**Task goal**
Retype these lines and no others: the line holding "Recreate this image", the line holding "400, 600, 800];", and all lines between them. Pictures stay out.
--------------------------------------------------
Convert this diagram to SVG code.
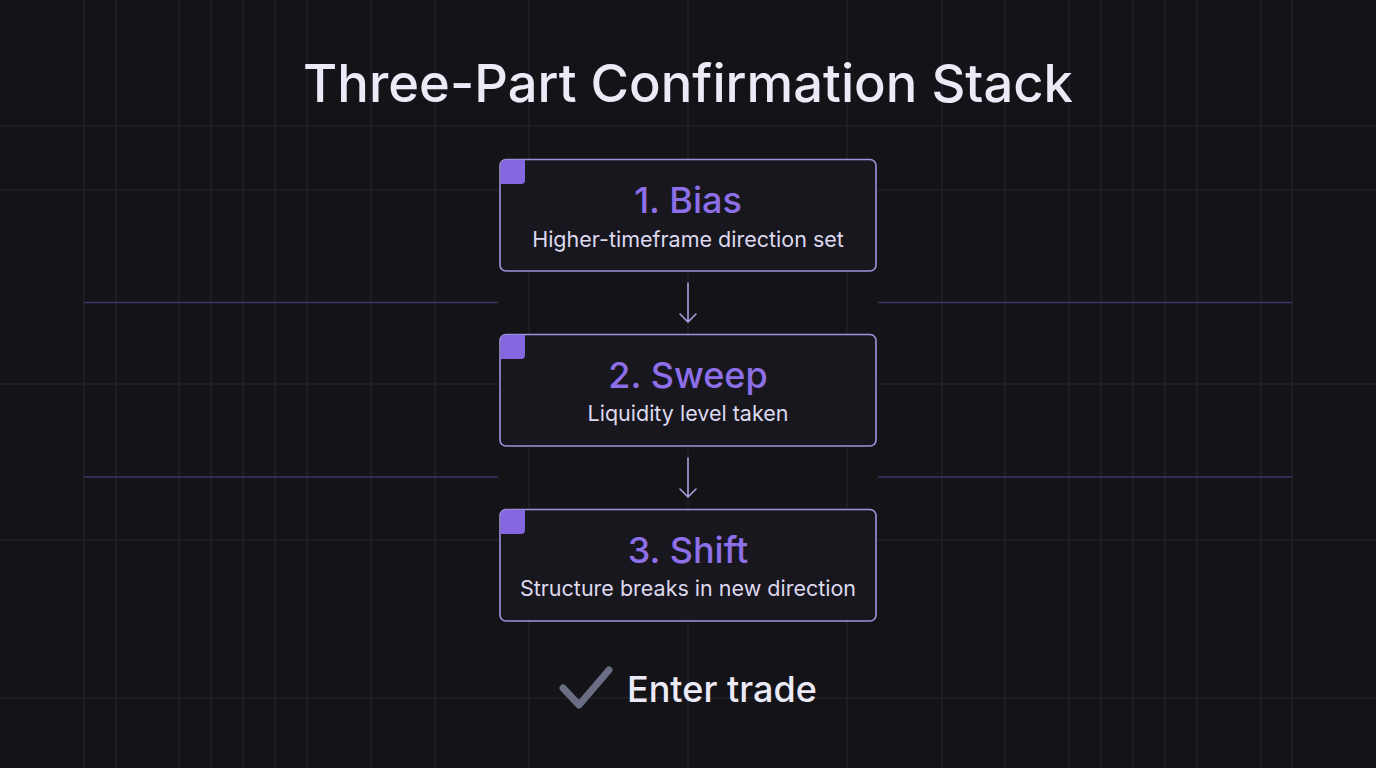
<svg xmlns="http://www.w3.org/2000/svg" width="1376" height="768" viewBox="0 0 1376 768">
<defs>
<style>
.grid line{stroke:#22222a;stroke-width:1.5}
.accent line{stroke:#3b3662;stroke-width:1.5}
.box{fill:#18171e;stroke:#a093dc;stroke-width:1.6}
.tab{fill:#8466e0}
.step{font-family:Inter,"Noto Sans",sans-serif;font-size:36px;font-weight:500;fill:#8d6fe8;text-anchor:middle}
.sub{font-family:Inter,"Noto Sans",sans-serif;font-size:21.5px;fill:#ddd9ef;text-anchor:middle}
.conn{stroke:#aa9fe0;stroke-width:1.6;fill:none;stroke-linecap:round;stroke-linejoin:round}
</style>
</defs>
<rect width="1376" height="768" fill="#131318"/>
<g class="grid">
<line x1="84" y1="0" x2="84" y2="768"/>
<line x1="116" y1="0" x2="116" y2="768"/>
<line x1="179" y1="0" x2="179" y2="768"/>
<line x1="211" y1="0" x2="211" y2="768"/>
<line x1="243" y1="0" x2="243" y2="768"/>
<line x1="275" y1="0" x2="275" y2="768"/>
<line x1="307" y1="0" x2="307" y2="768"/>
<line x1="371" y1="0" x2="371" y2="768"/>
<line x1="435" y1="0" x2="435" y2="768"/>
<line x1="529" y1="0" x2="529" y2="768"/>
<line x1="688" y1="0" x2="688" y2="768"/>
<line x1="847" y1="0" x2="847" y2="768"/>
<line x1="942" y1="0" x2="942" y2="768"/>
<line x1="1005" y1="0" x2="1005" y2="768"/>
<line x1="1069" y1="0" x2="1069" y2="768"/>
<line x1="1101" y1="0" x2="1101" y2="768"/>
<line x1="1133" y1="0" x2="1133" y2="768"/>
<line x1="1165" y1="0" x2="1165" y2="768"/>
<line x1="1197" y1="0" x2="1197" y2="768"/>
<line x1="1261" y1="0" x2="1261" y2="768"/>
<line x1="1292" y1="0" x2="1292" y2="768"/>
<line x1="0" y1="126" x2="1376" y2="126"/>
<line x1="0" y1="190" x2="1376" y2="190"/>
<line x1="0" y1="384" x2="1376" y2="384"/>
<line x1="0" y1="540" x2="1376" y2="540"/>
<line x1="0" y1="698" x2="1376" y2="698"/>
</g>
<g class="accent">
<line x1="84" y1="302.5" x2="498" y2="302.5"/>
<line x1="878" y1="302.5" x2="1292" y2="302.5"/>
<line x1="84" y1="477" x2="498" y2="477"/>
<line x1="878" y1="477" x2="1292" y2="477"/>
</g>
<text x="688" y="102" font-family="Inter,'Noto Sans',sans-serif" font-size="52.5" font-weight="500" fill="#eceaf6" text-anchor="middle">Three-Part Confirmation Stack</text>
<g id="connectors">
<path class="conn" d="M688 283 V322 M680 314 L688 322 L696 314"/>
<path class="conn" d="M688 458 V497 M680 489 L688 497 L696 489"/>
</g>
<g id="node-bias">
<rect class="box" x="500" y="159.5" width="376" height="111.5" rx="6"/>
<path class="tab" d="M500.8 165 a5.2 5.2 0 0 1 5.2 -5.2 H525 V180 a4 4 0 0 1 -4 4 H500.8 Z"/>
<text class="step" x="688" y="213">1. Bias</text>
<text class="sub" x="688" y="247">Higher-timeframe direction set</text>
</g>
<g id="node-sweep">
<rect class="box" x="500" y="334.5" width="376" height="111.5" rx="6"/>
<path class="tab" d="M500.8 340 a5.2 5.2 0 0 1 5.2 -5.2 H525 V355 a4 4 0 0 1 -4 4 H500.8 Z"/>
<text class="step" x="688" y="388">2. Sweep</text>
<text class="sub" x="688" y="421">Liquidity level taken</text>
</g>
<g id="node-shift">
<rect class="box" x="500" y="509.5" width="376" height="111.5" rx="6"/>
<path class="tab" d="M500.8 515 a5.2 5.2 0 0 1 5.2 -5.2 H525 V530 a4 4 0 0 1 -4 4 H500.8 Z"/>
<text class="step" x="688" y="563">3. Shift</text>
<text class="sub" x="688" y="596">Structure breaks in new direction</text>
</g>
<g id="result">
<path d="M563 688 L579 705 L609 670" fill="none" stroke="#6a6e84" stroke-width="7" stroke-linecap="round" stroke-linejoin="round"/>
<text x="627" y="702" font-family="Inter,'Noto Sans',sans-serif" font-size="36" font-weight="500" fill="#eceaf6">Enter trade</text>
</g>
</svg>
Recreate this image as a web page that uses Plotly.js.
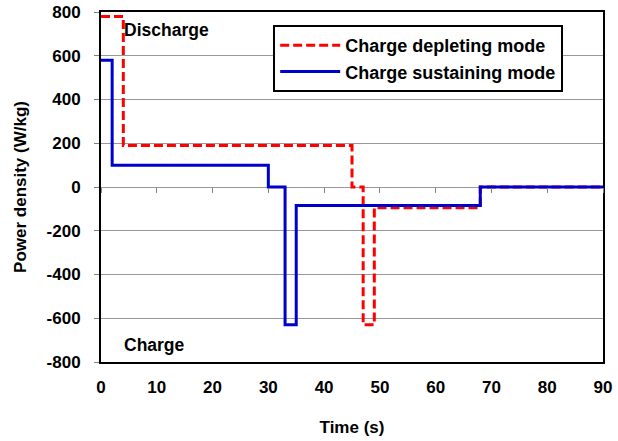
<!DOCTYPE html>
<html><head><meta charset="utf-8">
<script src="https://cdn.plot.ly/plotly-3.0.1.min.js"></script>
<style>html,body{margin:0;padding:0;background:#fff}#chart{width:618px;height:441px}</style>
</head><body><div id="chart"></div>
<script>
const depletingTime = [0, 4, 45, 47, 49, 68, 90];
const depletingPower = [780, 190, 0, -630, -95, 0, 0];
const sustainingTime = [0, 2, 30, 33, 35, 68, 90];
const sustainingPower = [580, 100, 0, -630, -85, 0, 0];
const seriesNames = ["Charge depleting mode", "Charge sustaining mode"];
const xTicks = [0, 10, 20, 30, 40, 50, 60, 70, 80, 90];
const yTicks = [-800, -600, -400, -200, 0, 200, 400, 600, 800];

const F = "Liberation Sans, Arial, sans-serif";
const traces = [
  {x: depletingTime, y: depletingPower, name: seriesNames[0], mode: "lines", legendgroup: "a",
   line: {shape: "hv", color: "#ff0000", width: 3, dash: "9px,4px"}},
  {x: sustainingTime, y: sustainingPower, name: seriesNames[1], mode: "lines", legendgroup: "b",
   line: {shape: "hv", color: "#0000cc", width: 3}},
  {x: [0, 90], y: [0, 0], xaxis: "x2", mode: "lines", showlegend: false, hoverinfo: "skip",
   line: {width: 0, color: "rgba(0,0,0,0)"}}
];
const layout = {
  width: 618, height: 441,
  margin: {l: 101, r: 15, t: 12, b: 79},
  paper_bgcolor: "#fff", plot_bgcolor: "#fff",
  font: {family: F, size: 17, color: "#000"},
  showlegend: true,
  legend: {x: 0.343, y: 0.963, xanchor: "left", yanchor: "top",
    bordercolor: "#000", borderwidth: 2, bgcolor: "#fff",
    font: {family: F, size: 18, color: "#000", weight: "bold"},
    traceorder: "grouped", tracegroupgap: 0, itemwidth: 60},
  xaxis: {range: [0, 90], tickvals: xTicks, ticktext: xTicks.map(v => "<b>" + v + "</b>"),
    showgrid: false, zeroline: false, showline: true, linecolor: "#000", linewidth: 2,
    mirror: true, ticks: "", ticklabelstandoff: 9,
    tickfont: {family: F, size: 17},
    title: {text: "<b>Time (s)</b>", font: {family: F, size: 17}, standoff: 25}},
  xaxis2: {range: [0, 90], tickvals: xTicks, overlaying: "x", anchor: "free", position: 0.5,
    side: "bottom", showticklabels: false, ticks: "outside", ticklen: 5, tickcolor: "#808080",
    tickwidth: 1, showgrid: false, zeroline: false, showline: false},
  yaxis: {range: [-800, 800], tickvals: yTicks, ticktext: yTicks.map(v => "<b>" + v + "</b>"),
    showgrid: true, gridcolor: "#999", gridwidth: 1, zeroline: false,
    showline: true, linecolor: "#000", linewidth: 2, mirror: true,
    ticks: "outside", ticklen: 5, tickcolor: "#808080", ticklabelstandoff: 10,
    tickfont: {family: F, size: 17},
    title: {text: "<b>Power density (W/kg)</b>", font: {family: F, size: 17}, standoff: 16}},
  annotations: [
    {x: 3.8, y: 717, xref: "x", yref: "y", xanchor: "left", yanchor: "middle", showarrow: false,
     text: "<b>Discharge</b>", font: {family: F, size: 17.5}},
    {x: 3.8, y: -720, xref: "x", yref: "y", xanchor: "left", yanchor: "middle", showarrow: false,
     text: "<b>Charge</b>", font: {family: F, size: 17.5}}
  ]
};
Plotly.newPlot("chart", traces, layout, {displayModeBar: false, staticPlot: true});
</script></body></html>
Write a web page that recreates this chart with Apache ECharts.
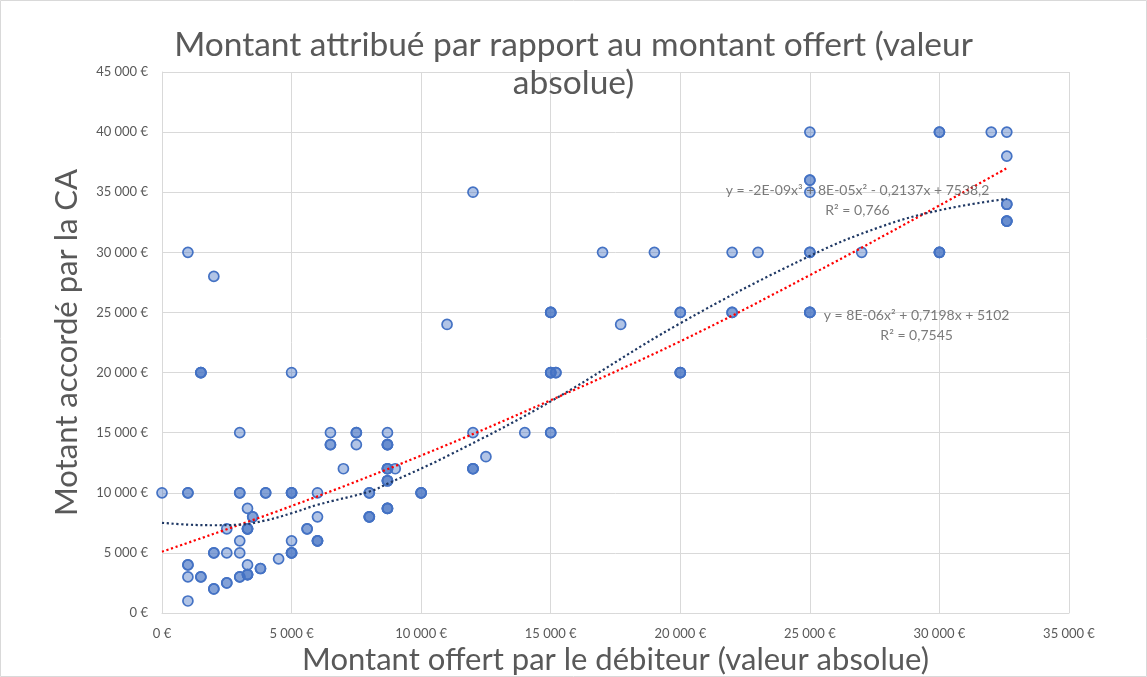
<!DOCTYPE html>
<html><head><meta charset="utf-8">
<script src="https://cdn.jsdelivr.net/npm/echarts@6/dist/echarts.min.js"></script>
<style>html,body{margin:0;padding:0;background:#fff}#c{width:1147px;height:677px}</style>
</head><body><div id="c"></div>
<script>
// Montant offert par le débiteur (x) — duplicates reproduce overlapping markers
const offered = [
  0, 1000, 1000,1000, 1000,1000, 1000, 1000,
  1500,1500,1500, 1500,1500, 2000, 2000,2000, 2000,2000,
  2500, 2500, 2500,2500, 3000, 3000,3000, 3000, 3000, 3000,3000,
  3300, 3500,3500, 3300,3300,3300, 3300, 3300,3300,3300, 3800,3800, 4000,4000, 4500,
  5000, 5000,5000,5000, 5000, 5000,5000,5000, 5600,5600, 6000, 6000, 6000,6000,6000,
  6500, 6500,6500, 7000, 7500,7500, 7500, 8000,8000, 8000,8000,8000,
  8700, 8700,8700,8700, 8700,8700,8700, 8700,8700,8700, 8700,8700,8700, 9000, 10000,10000,10000,
  11000, 12000, 12000, 12000,12000,12000, 12500, 14000, 15000,15000,15000, 15000,15000,15000, 15200,15200, 15000,15000,
  17000, 17700, 19000, 20000,20000, 20000,20000,20000, 22000, 22000,22000, 23000,
  25000, 25000,25000, 25000, 25000,25000, 25000,25000,25000, 27000, 30000,30000, 30000,30000,30000,
  32000, 32600, 32600, 32600,32600, 32600,32600,32600
];
// Montant accordé par la CA (y)
const granted = [
  10000, 30000, 10000,10000, 4000,4000, 3000, 1000,
  20000,20000,20000, 3000,3000, 28000, 5000,5000, 2000,2000,
  7000, 5000, 2500,2500, 15000, 10000,10000, 6000, 5000, 3000,3000,
  8700, 8000,8000, 7000,7000,7000, 4000, 3200,3200,3200, 3700,3700, 10000,10000, 4500,
  20000, 10000,10000,10000, 6000, 5000,5000,5000, 7000,7000, 10000, 8000, 6000,6000,6000,
  15000, 14000,14000, 12000, 15000,15000, 14000, 10000,10000, 8000,8000,8000,
  15000, 14000,14000,14000, 12000,12000,12000, 11000,11000,11000, 8700,8700,8700, 12000, 10000,10000,10000,
  24000, 35000, 15000, 12000,12000,12000, 13000, 15000, 25000,25000,25000, 20000,20000,20000, 20000,20000, 15000,15000,
  30000, 24000, 30000, 25000,25000, 20000,20000,20000, 30000, 25000,25000, 30000,
  40000, 36000,36000, 35000, 30000,30000, 25000,25000,25000, 30000, 40000,40000, 30000,30000,30000,
  40000, 40000, 38000, 34000,34000, 32600,32600,32600
];
// Trendlines
const cubicTrendX = [0, 1000, 2000, 3000, 4000, 5000, 6000, 8000, 8700, 11100, 15000, 20000, 25000, 27700, 30000, 32600];
const cubicTrendY = [7500, 7350, 7300, 7350, 7700, 8300, 9000, 10100, 10750, 13150, 17600, 24100, 29700, 32100, 33500, 34450];
const quadTrendX = [0, 5000, 10000, 15000, 20000, 25000, 30000, 32600];
const quadTrendY = [5100, 8900, 13100, 17700, 22600, 28100, 33900, 37000];
const cubicLabel = ['y = -2E-09x³ + 8E-05x² - 0,2137x + 7538,2', 'R² = 0,766'];
const quadLabel = ['y = 8E-06x² + 0,7198x + 5102', 'R² = 0,7545'];
const cubicLabelAt = [26840, 34280];
const quadLabelAt = [29120, 23880];
const xTicks = {min: 0, max: 35000, interval: 5000};
const yTicks = {min: 0, max: 45000, interval: 5000};

const fmt = v => (v === 0 ? '0' : String(v).replace(/\B(?=(\d{3})+(?!\d))/g, '\u202f')) + ' €';
const pts = offered.map((x, i) => [x, granted[i]]);
const grey = '#595959';
const chart = echarts.init(document.getElementById('c'));
chart.setOption({
  animation: false,
  backgroundColor: '#fff',
  textStyle: {fontFamily: 'Lato, "Liberation Sans", sans-serif'},
  title: {
    text: 'Montant attribué par rapport au montant offert (valeur\nabsolue)',
    left: 'center', top: 21,
    textStyle: {fontFamily: 'Lato, sans-serif', fontSize: 33.5, fontWeight: 'normal', color: grey, lineHeight: 38}
  },
  graphic: [{type: 'rect', shape: {x: 0.5, y: 0.5, width: 1146, height: 676},
    style: {fill: 'none', stroke: '#d9d9d9', lineWidth: 1}, silent: true}],
  grid: {left: 162, right: 78, top: 72, bottom: 64, outerBoundsMode: 'none', containLabel: false},
  xAxis: {
    type: 'value', min: xTicks.min, max: xTicks.max, interval: xTicks.interval,
    name: 'Montant offert par le débiteur (valeur absolue)', nameLocation: 'middle', nameGap: 28,
    nameTextStyle: {fontSize: 31, color: grey, fontFamily: 'Lato, sans-serif'},
    axisLine: {show: true, lineStyle: {color: '#d9d9d9', width: 1}},
    axisTick: {show: false},
    axisLabel: {formatter: fmt, color: grey, fontSize: 13, margin: 14},
    splitLine: {show: true, lineStyle: {color: '#d9d9d9', width: 1}}
  },
  yAxis: {
    type: 'value', min: yTicks.min, max: yTicks.max, interval: yTicks.interval,
    name: 'Motant accordé par la CA', nameLocation: 'middle', nameGap: 80,
    nameTextStyle: {fontSize: 31, color: grey, fontFamily: 'Lato, sans-serif'},
    axisLine: {show: true, lineStyle: {color: '#d9d9d9', width: 1}},
    axisTick: {show: false},
    axisLabel: {formatter: fmt, color: grey, fontSize: 13, margin: 14},
    splitLine: {show: true, lineStyle: {color: '#d9d9d9', width: 1}}
  },
  series: [
    {type: 'scatter', data: pts, symbol: 'circle', symbolSize: 10, z: 2,
      itemStyle: {color: 'rgba(68,114,196,0.42)', borderColor: '#4472c4', borderWidth: 1.7, opacity: 1}},
    {type: 'line', data: quadTrendX.map((x, i) => [x, quadTrendY[i]]), smooth: 0.4, showSymbol: false, z: 3,
      lineStyle: {color: '#ff0000', width: 2.2, type: [2.2, 2.6]}},
    {type: 'line', data: cubicTrendX.map((x, i) => [x, cubicTrendY[i]]), smooth: 0.4, showSymbol: false, z: 3,
      lineStyle: {color: '#1f3864', width: 2.2, type: [2.2, 2.6]}},
    {type: 'scatter', silent: true, symbolSize: 0, z: 4,
      data: [{value: cubicLabelAt, label: {formatter: cubicLabel.join('\n')}},
             {value: quadLabelAt, label: {formatter: quadLabel.join('\n')}}],
      label: {show: true, position: 'inside', align: 'center', verticalAlign: 'middle',
        color: grey, fontSize: 14, lineHeight: 20, fontFamily: 'Lato, sans-serif'}}
  ]
});
</script></body></html>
--------------------------------------------------
**Problem solution**
Recreate this image as a web page that uses Plotly.js.
<!DOCTYPE html>
<html><head><meta charset="utf-8">
<script src="https://cdn.plot.ly/plotly-3.0.1.min.js"></script>
<style>html,body{margin:0;padding:0;background:#fff}#chart{width:618px;height:441px}</style>
</head><body><div id="chart"></div>
<script>
const depletingTime = [0, 4, 45, 47, 49, 68, 90];
const depletingPower = [780, 190, 0, -630, -95, 0, 0];
const sustainingTime = [0, 2, 30, 33, 35, 68, 90];
const sustainingPower = [580, 100, 0, -630, -85, 0, 0];
const seriesNames = ["Charge depleting mode", "Charge sustaining mode"];
const xTicks = [0, 10, 20, 30, 40, 50, 60, 70, 80, 90];
const yTicks = [-800, -600, -400, -200, 0, 200, 400, 600, 800];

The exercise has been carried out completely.